Examples of heavily eroded mountain ranges include the Timanides of Northern Russia. Erosion of this orogen has produced sediments that are now found in the East European Platform, including the Cambrian Sablya Formation near Lake Ladoga. Studies of these sediments indicate that it is likely that the erosion of the orogen began in the Cambrian and then intensified in the Ordovician.
If the rate of erosion is higher than the rate of soil formation the soils are being destroyed by erosion. Where soil is not destroyed by erosion, erosion can in some cases prevent the formation of soil features that form slowly. Inceptisols are common soils that form in areas of fast erosion.

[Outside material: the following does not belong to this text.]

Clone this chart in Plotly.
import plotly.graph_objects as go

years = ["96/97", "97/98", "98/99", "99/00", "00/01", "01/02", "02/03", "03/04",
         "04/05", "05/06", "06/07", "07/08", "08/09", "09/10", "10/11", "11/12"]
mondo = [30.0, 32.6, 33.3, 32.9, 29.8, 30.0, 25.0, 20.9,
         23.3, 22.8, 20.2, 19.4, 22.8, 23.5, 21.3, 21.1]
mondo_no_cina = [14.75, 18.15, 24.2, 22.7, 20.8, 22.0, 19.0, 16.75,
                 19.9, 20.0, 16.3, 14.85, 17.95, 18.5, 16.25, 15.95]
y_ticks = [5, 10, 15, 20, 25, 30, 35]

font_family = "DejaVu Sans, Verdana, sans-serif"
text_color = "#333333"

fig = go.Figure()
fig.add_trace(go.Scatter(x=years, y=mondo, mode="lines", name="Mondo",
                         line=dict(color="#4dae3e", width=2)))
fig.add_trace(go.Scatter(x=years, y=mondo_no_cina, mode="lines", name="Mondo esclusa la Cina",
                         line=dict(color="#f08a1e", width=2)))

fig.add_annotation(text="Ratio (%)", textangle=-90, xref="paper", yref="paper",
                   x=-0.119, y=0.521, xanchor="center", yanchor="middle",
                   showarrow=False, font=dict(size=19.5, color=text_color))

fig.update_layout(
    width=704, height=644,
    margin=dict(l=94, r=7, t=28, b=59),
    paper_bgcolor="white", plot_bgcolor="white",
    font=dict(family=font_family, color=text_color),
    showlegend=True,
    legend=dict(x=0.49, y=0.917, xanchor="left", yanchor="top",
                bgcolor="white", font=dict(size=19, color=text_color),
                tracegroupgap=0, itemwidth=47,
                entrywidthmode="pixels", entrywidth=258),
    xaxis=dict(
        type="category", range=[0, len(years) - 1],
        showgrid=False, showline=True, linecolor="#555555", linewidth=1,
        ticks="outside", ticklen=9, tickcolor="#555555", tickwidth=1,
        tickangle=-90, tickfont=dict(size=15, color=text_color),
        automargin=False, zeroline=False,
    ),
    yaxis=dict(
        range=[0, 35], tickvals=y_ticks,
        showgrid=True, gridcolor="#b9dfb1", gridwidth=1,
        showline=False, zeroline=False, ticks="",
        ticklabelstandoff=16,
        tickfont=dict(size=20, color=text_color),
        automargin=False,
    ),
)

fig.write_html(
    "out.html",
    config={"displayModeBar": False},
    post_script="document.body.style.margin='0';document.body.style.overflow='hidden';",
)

While erosion of soils is a natural process, human activities have increased by 10-40 times the rate at which erosion is occurring globally. Excessive (or accelerated) erosion causes both "on-site" and "off-site" problems. On-site impacts include decreases in agricultural productivity and (on natural landscapes) ecological collapse, both because of loss of the nutrient-rich upper soil layers. In some cases, the eventual end result is desertification. Off-site effects include sedimentation of waterways and eutrophication of water bodies, as well as sediment-related damage to roads and houses. Water and wind erosion are the two primary causes of land degradation; combined, they are responsible for about 84% of the global extent of degraded land, making excessive erosion one of the most significant environmental problems.